Monday, December 29, 2014

Written by Mrs. Bach: Probably “Pure Rubbish”!

In 2011, no less esteemed a firm than HarperCollins published Written by Mrs. Bach, a book that presented the view of Martin Jarvis, a professor at Australia’s Charles Darwin University.  Mr. Jarvis maintained that Anna Magdalena Bach, not Johann Sebastian Bach, who composed the Six Suites for Unaccompanied Cello.  His bizarre conjecture has since been produced as a documentary film!
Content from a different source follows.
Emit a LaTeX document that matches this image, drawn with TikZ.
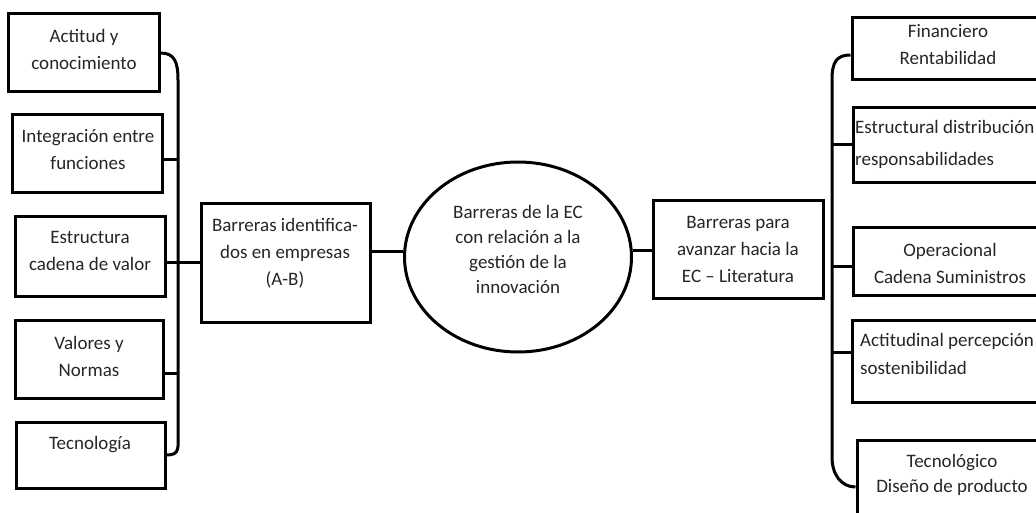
\documentclass[tikz,border=0pt]{standalone}
\usepackage{fontspec}
\setmainfont{Carlito}
\usetikzlibrary{shapes.geometric}
\begin{document}
\begin{tikzpicture}[x=1pt,y=-1pt,
  box/.style={draw, line width=3pt, inner sep=0pt},
  txt/.style={font=\fontsize{19}{27}\selectfont, align=center, inner sep=0pt, text=black!85},
  ln/.style={line width=3pt}]
\clip (0,0) rectangle (1036,513);
\fill[white] (0,0) rectangle (1036,513);
% left boxes
\node[box, minimum width=151, minimum height=78] (l1) at (83.5,53) {};
\node[box, minimum width=150, minimum height=78] (l2) at (87,154) {};
\node[box, minimum width=150, minimum height=79] (l3) at (90,256.5) {};
\node[box, minimum width=148, minimum height=78] (l4) at (89,359) {};
\node[box, minimum width=149, minimum height=66] (l5) at (90.5,455) {};
\node[txt] (l1t) at (84,49) {Actitud y\\conocimiento};
\node[txt] (l2t) at (88,150) {Integración entre\\funciones};
\node[txt] (l3t) at (90,251) {Estructura\\cadena de valor};
\node[txt] (l4t) at (89,356) {Valores y\\Normas};
\node[txt] (l5t) at (90,445) {Tecnología};
% middle
\node[box, minimum width=169, minimum height=118] (m) at (285.5,263) {};
\node[txt] (mt) at (285,253) {Barreras identifica-\\dos en empresas\\(A-B)};
\node[draw, line width=3pt, ellipse, inner sep=0pt, minimum width=227, minimum height=190] (c) at (518,257) {};
\node[txt, font=\fontsize{19}{25}\selectfont] (ct) at (518,249) {Barreras de la EC\\con relación a la\\gestión de la\\innovación};
\node[box, minimum width=170, minimum height=97] (rm) at (738,249.5) {};
\node[txt] (rmt) at (738,249) {Barreras para\\avanzar hacia la\\EC -- Literatura};
% right boxes
\node[box, minimum width=193, minimum height=62] (r1) at (948.5,49) {};
\node[box, minimum width=192, minimum height=75] (r2) at (949,145.5) {};
\node[box, minimum width=192, minimum height=67] (r3) at (949,261.5) {};
\node[box, minimum width=193, minimum height=82] (r4) at (948.5,361) {};
\node[box, minimum width=188, minimum height=85] (r5) at (951,482.5) {};
\node[txt] (r1t) at (948,45) {Financiero\\Rentabilidad};
\node[txt, align=left, anchor=west, font=\fontsize{19}{32}\selectfont] (r2t) at (855,144) {Estructural distribución\\responsabilidades};
\node[txt] (r3t) at (950,263) {Operacional\\Cadena Suministros};
\node[txt, align=left, anchor=west, font=\fontsize{19}{28}\selectfont] (r4t) at (860,354) {Actitudinal percepción\\sostenibilidad};
\node[txt, font=\fontsize{19}{25}\selectfont] (r5t) at (952,475) {Tecnológico\\Diseño de producto};
% left brace
\coordinate (lbt) at (178,80);
\coordinate (lbb) at (178,430);
\draw[ln] (l1.east) .. controls +(14,0) and +(0,-18) .. (lbt) -- (lbb) .. controls +(0,18) and +(14,0) .. (l5.east);
\draw[ln] (l2.east |- 0,160) -- (lbt |- 0,160);
\draw[ln] (l4.east |- 0,373) -- (lbt |- 0,373);
\draw[ln] (l3.east |- 0,262) -- (m.west |- 0,262);
\draw[ln] (m.east |- 0,251) -- (c.west |- 0,251);
\draw[ln] (c.east |- 0,250) -- (rm.west |- 0,250);
% right brace
\coordinate (rbt) at (832,80);
\coordinate (rbb) at (832,457);
\draw[ln] (r1.west |- 0,55) .. controls +(-14,0) and +(0,-18) .. (rbt) -- (rbb) .. controls +(0,18) and +(-14,0) .. (r5.west |- 0,487);
\draw[ln] (r2.west |- 0,145) -- (rbt |- 0,145);
\draw[ln] (r3.west |- 0,266) -- (rbt |- 0,266);
\draw[ln] (r4.west |- 0,352) -- (rbt |- 0,352);
\end{tikzpicture}
\end{document}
Needless to say, any number of experts have raised serious questions about both the research and the conclusions reached.  Indeed, cellist Steven Isserlis was outspoken:  “Anna Magdalena Bach did not write the Bach suites, any more than Anne Hathaway wrote Shakespeare’s plays, George Henry Lewes wrote George Eliot’s novels, or Freddie Starr ate his friend’s hamster.”  The Isserlis piece appears in The Guardian (29 Oct. 2014):  http://www.theguardian.com/music/musicblog/2014/oct/29/why-bach-wife-cannot-take-credit-for-his-cello-masterwork.

What bothers me is that such an apparently ill-founded hypothesis has made its way into print and subsequently to film.  How?  Are today’s publishers so desperately thirsty for what might once have been deemed a National Enquirer scoop that they must jump over such a wild hypothesis?

Tuesday, December 23, 2014

An Exception to the Rule?

Rachel Donadio recently wrote an article about Elena Ferrante (cf. The New York Review of Books 1 December 2014).  This piece is of interest because it ran contrary to so much of the prevailing trend in publishing.

These days writers are often encouraged to spend more time marketing themselves than they spend writing.  Many editors are more concerned with a prospective author’s “platform” (i.e., Internet presence – Facebook, LinkedIn, Twitter, etc.) and marketing plan than whether he/she can actually write.  Without “followers,” one is effectively assumed dead-on-arrival.

By contrast, “Ferrante is a pseudonym, has no public presence, has never been seen, gives her a strange place in Italy, a country obsessed with image, where if you aren’t on television, you barely exist.”  Wow!